How districts and colleges can increase funding readiness

Improving funding readiness does not mean chasing every grant. It means building the operational habits that let your institution qualify for, win, and sustain support. High-performing institutions usually invest in accurate student coding, cross-functional budget reviews, compliance calendars, grant post-award management, and outcome reporting. They also train academic and student services teams to understand the difference between allowable costs and non-allowable costs.

For K-12 leaders, strong coordination among finance, special education, federal programs, and school improvement teams is essential. For community colleges and public universities, the collaboration usually extends to financial aid, institutional research, enrollment management, sponsored programs, and student success offices.
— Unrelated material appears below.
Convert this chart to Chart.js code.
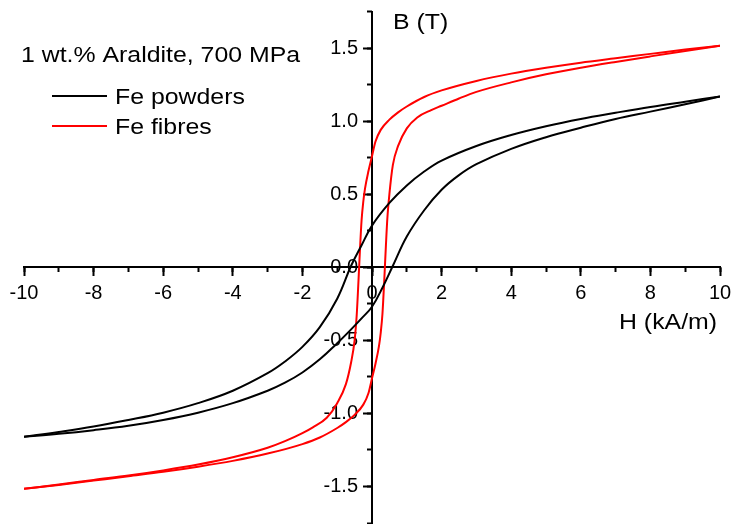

When those teams use a common planning model, the institution can align funding strategy with strategic priorities rather than reacting late in the budget cycle.

Action checklist

  1. Confirm current enrollment and subgroup percentages.
  2. Run the calculator for your baseline year.
  3. Create at least two alternative scenarios.
  4. Compare the results to prior awards or audited financial statements.
  5. Identify the largest funding gap or upside opportunity.
  6. Assign ownership for data quality, compliance, and grant pursuit.

Final takeaway

A federal government education funding calculator is most useful when it serves as a decision support tool, not a promise of future revenue. Use it to understand how enrollment, poverty, disability status, Pell eligibility, rural context, and institutional readiness interact. When used consistently, it can improve budget planning, strengthen board reporting, support grant strategy, and help education leaders direct resources toward the students who need them most.

If you need official program rules or national reference data, consult the U.S. Department of Education, the National Center for Education Statistics, and Federal Student Aid. Those sources provide the most reliable documentation for formula methodology, award guidance, and current-year program parameters.